**MATERIAL:**
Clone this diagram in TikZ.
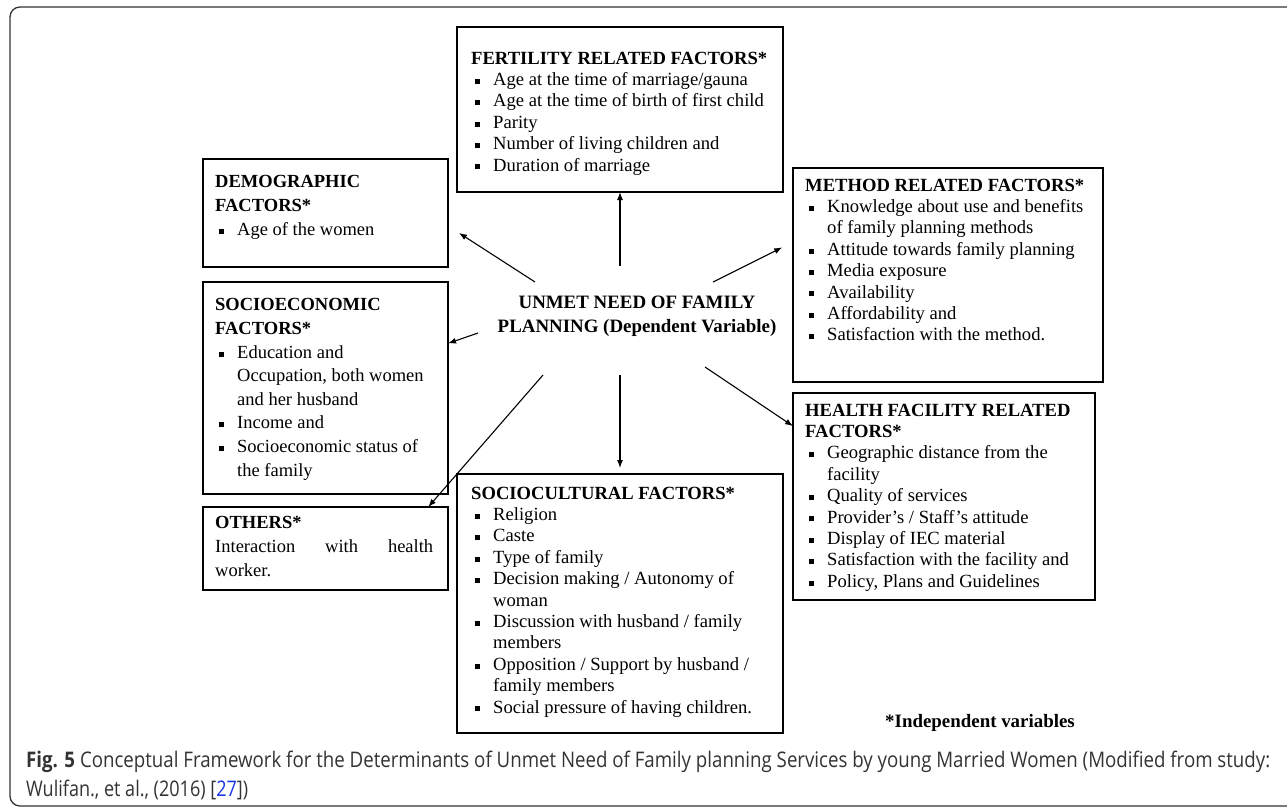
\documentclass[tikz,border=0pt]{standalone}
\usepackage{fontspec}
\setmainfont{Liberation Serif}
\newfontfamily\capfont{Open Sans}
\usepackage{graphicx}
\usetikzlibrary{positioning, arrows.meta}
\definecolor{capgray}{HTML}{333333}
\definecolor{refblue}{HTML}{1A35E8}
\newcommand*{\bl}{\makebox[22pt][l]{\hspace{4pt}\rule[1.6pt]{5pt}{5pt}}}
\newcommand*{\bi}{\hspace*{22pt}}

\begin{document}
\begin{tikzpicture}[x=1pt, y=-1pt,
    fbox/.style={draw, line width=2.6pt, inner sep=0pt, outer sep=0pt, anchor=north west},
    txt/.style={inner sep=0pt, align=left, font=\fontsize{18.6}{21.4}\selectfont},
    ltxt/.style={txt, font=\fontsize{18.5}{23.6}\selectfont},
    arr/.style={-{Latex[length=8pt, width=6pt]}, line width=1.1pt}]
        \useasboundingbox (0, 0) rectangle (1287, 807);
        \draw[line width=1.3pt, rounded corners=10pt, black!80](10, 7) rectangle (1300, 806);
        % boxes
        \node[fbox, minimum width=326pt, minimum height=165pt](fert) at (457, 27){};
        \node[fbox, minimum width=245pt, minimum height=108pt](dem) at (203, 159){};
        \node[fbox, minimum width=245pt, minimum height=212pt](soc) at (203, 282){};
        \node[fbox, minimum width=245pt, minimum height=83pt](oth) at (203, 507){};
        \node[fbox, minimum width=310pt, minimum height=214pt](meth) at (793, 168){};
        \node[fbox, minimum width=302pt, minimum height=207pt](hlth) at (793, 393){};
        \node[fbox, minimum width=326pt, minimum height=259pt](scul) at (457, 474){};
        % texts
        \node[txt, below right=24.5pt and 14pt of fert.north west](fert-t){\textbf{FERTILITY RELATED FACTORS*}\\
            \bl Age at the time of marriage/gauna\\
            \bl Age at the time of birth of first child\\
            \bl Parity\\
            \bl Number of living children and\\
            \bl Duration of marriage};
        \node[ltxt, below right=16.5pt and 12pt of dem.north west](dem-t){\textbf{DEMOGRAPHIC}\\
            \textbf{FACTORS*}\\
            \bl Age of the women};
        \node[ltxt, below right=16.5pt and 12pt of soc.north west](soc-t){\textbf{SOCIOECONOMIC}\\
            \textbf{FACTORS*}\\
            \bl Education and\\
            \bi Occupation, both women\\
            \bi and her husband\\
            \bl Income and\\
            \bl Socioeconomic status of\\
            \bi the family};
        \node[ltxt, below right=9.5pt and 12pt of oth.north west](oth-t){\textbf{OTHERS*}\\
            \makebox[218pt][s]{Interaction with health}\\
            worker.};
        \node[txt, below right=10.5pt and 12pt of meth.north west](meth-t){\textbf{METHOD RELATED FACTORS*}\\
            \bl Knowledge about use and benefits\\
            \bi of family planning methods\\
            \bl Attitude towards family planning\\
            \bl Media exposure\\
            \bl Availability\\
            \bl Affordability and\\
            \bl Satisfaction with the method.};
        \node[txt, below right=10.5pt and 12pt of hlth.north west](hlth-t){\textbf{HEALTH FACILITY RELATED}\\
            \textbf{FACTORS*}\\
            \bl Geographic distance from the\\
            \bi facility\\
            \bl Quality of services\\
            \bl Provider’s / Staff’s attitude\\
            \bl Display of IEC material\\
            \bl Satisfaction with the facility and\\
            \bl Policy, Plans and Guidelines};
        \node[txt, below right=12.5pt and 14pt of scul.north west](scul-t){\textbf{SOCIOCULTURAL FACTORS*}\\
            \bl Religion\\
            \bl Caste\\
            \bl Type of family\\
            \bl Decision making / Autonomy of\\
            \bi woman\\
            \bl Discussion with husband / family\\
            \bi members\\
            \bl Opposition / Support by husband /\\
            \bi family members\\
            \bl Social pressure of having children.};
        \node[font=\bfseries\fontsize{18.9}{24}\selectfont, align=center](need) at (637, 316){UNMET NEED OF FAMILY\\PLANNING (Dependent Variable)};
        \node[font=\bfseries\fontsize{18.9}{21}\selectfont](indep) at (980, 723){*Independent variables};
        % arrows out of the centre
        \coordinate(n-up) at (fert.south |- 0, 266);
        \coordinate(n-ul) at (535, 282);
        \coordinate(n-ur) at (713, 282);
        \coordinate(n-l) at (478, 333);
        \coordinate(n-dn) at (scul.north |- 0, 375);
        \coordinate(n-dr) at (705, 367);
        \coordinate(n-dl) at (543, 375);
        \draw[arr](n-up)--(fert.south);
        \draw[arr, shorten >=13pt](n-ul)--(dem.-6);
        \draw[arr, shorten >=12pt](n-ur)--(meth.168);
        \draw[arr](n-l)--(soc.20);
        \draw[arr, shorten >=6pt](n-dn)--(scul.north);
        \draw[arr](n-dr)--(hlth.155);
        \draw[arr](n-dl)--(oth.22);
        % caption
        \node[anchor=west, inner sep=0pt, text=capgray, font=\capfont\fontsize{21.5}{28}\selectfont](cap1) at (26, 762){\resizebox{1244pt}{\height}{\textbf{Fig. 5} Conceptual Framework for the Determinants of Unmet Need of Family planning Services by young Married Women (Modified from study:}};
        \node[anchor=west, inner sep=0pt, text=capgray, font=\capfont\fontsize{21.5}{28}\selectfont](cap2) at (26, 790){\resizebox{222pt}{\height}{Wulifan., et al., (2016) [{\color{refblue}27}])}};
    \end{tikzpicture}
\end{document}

**THE TASK:** Copy the listing in full and without alteration, omitting every picture.

**THE COMPLETED TASK:**
Clone this diagram in TikZ.
\documentclass[tikz,border=0pt]{standalone}
\usepackage{fontspec}
\setmainfont{Liberation Serif}
\newfontfamily\capfont{Open Sans}
\usepackage{graphicx}
\usetikzlibrary{positioning, arrows.meta}
\definecolor{capgray}{HTML}{333333}
\definecolor{refblue}{HTML}{1A35E8}
\newcommand*{\bl}{\makebox[22pt][l]{\hspace{4pt}\rule[1.6pt]{5pt}{5pt}}}
\newcommand*{\bi}{\hspace*{22pt}}

\begin{document}
\begin{tikzpicture}[x=1pt, y=-1pt,
    fbox/.style={draw, line width=2.6pt, inner sep=0pt, outer sep=0pt, anchor=north west},
    txt/.style={inner sep=0pt, align=left, font=\fontsize{18.6}{21.4}\selectfont},
    ltxt/.style={txt, font=\fontsize{18.5}{23.6}\selectfont},
    arr/.style={-{Latex[length=8pt, width=6pt]}, line width=1.1pt}]
        \useasboundingbox (0, 0) rectangle (1287, 807);
        \draw[line width=1.3pt, rounded corners=10pt, black!80](10, 7) rectangle (1300, 806);
        % boxes
        \node[fbox, minimum width=326pt, minimum height=165pt](fert) at (457, 27){};
        \node[fbox, minimum width=245pt, minimum height=108pt](dem) at (203, 159){};
        \node[fbox, minimum width=245pt, minimum height=212pt](soc) at (203, 282){};
        \node[fbox, minimum width=245pt, minimum height=83pt](oth) at (203, 507){};
        \node[fbox, minimum width=310pt, minimum height=214pt](meth) at (793, 168){};
        \node[fbox, minimum width=302pt, minimum height=207pt](hlth) at (793, 393){};
        \node[fbox, minimum width=326pt, minimum height=259pt](scul) at (457, 474){};
        % texts
        \node[txt, below right=24.5pt and 14pt of fert.north west](fert-t){\textbf{FERTILITY RELATED FACTORS*}\\
            \bl Age at the time of marriage/gauna\\
            \bl Age at the time of birth of first child\\
            \bl Parity\\
            \bl Number of living children and\\
            \bl Duration of marriage};
        \node[ltxt, below right=16.5pt and 12pt of dem.north west](dem-t){\textbf{DEMOGRAPHIC}\\
            \textbf{FACTORS*}\\
            \bl Age of the women};
        \node[ltxt, below right=16.5pt and 12pt of soc.north west](soc-t){\textbf{SOCIOECONOMIC}\\
            \textbf{FACTORS*}\\
            \bl Education and\\
            \bi Occupation, both women\\
            \bi and her husband\\
            \bl Income and\\
            \bl Socioeconomic status of\\
            \bi the family};
        \node[ltxt, below right=9.5pt and 12pt of oth.north west](oth-t){\textbf{OTHERS*}\\
            \makebox[218pt][s]{Interaction with health}\\
            worker.};
        \node[txt, below right=10.5pt and 12pt of meth.north west](meth-t){\textbf{METHOD RELATED FACTORS*}\\
            \bl Knowledge about use and benefits\\
            \bi of family planning methods\\
            \bl Attitude towards family planning\\
            \bl Media exposure\\
            \bl Availability\\
            \bl Affordability and\\
            \bl Satisfaction with the method.};
        \node[txt, below right=10.5pt and 12pt of hlth.north west](hlth-t){\textbf{HEALTH FACILITY RELATED}\\
            \textbf{FACTORS*}\\
            \bl Geographic distance from the\\
            \bi facility\\
            \bl Quality of services\\
            \bl Provider’s / Staff’s attitude\\
            \bl Display of IEC material\\
            \bl Satisfaction with the facility and\\
            \bl Policy, Plans and Guidelines};
        \node[txt, below right=12.5pt and 14pt of scul.north west](scul-t){\textbf{SOCIOCULTURAL FACTORS*}\\
            \bl Religion\\
            \bl Caste\\
            \bl Type of family\\
            \bl Decision making / Autonomy of\\
            \bi woman\\
            \bl Discussion with husband / family\\
            \bi members\\
            \bl Opposition / Support by husband /\\
            \bi family members\\
            \bl Social pressure of having children.};
        \node[font=\bfseries\fontsize{18.9}{24}\selectfont, align=center](need) at (637, 316){UNMET NEED OF FAMILY\\PLANNING (Dependent Variable)};
        \node[font=\bfseries\fontsize{18.9}{21}\selectfont](indep) at (980, 723){*Independent variables};
        % arrows out of the centre
        \coordinate(n-up) at (fert.south |- 0, 266);
        \coordinate(n-ul) at (535, 282);
        \coordinate(n-ur) at (713, 282);
        \coordinate(n-l) at (478, 333);
        \coordinate(n-dn) at (scul.north |- 0, 375);
        \coordinate(n-dr) at (705, 367);
        \coordinate(n-dl) at (543, 375);
        \draw[arr](n-up)--(fert.south);
        \draw[arr, shorten >=13pt](n-ul)--(dem.-6);
        \draw[arr, shorten >=12pt](n-ur)--(meth.168);
        \draw[arr](n-l)--(soc.20);
        \draw[arr, shorten >=6pt](n-dn)--(scul.north);
        \draw[arr](n-dr)--(hlth.155);
        \draw[arr](n-dl)--(oth.22);
        % caption
        \node[anchor=west, inner sep=0pt, text=capgray, font=\capfont\fontsize{21.5}{28}\selectfont](cap1) at (26, 762){\resizebox{1244pt}{\height}{\textbf{Fig. 5} Conceptual Framework for the Determinants of Unmet Need of Family planning Services by young Married Women (Modified from study:}};
        \node[anchor=west, inner sep=0pt, text=capgray, font=\capfont\fontsize{21.5}{28}\selectfont](cap2) at (26, 790){\resizebox{222pt}{\height}{Wulifan., et al., (2016) [{\color{refblue}27}])}};
    \end{tikzpicture}
\end{document}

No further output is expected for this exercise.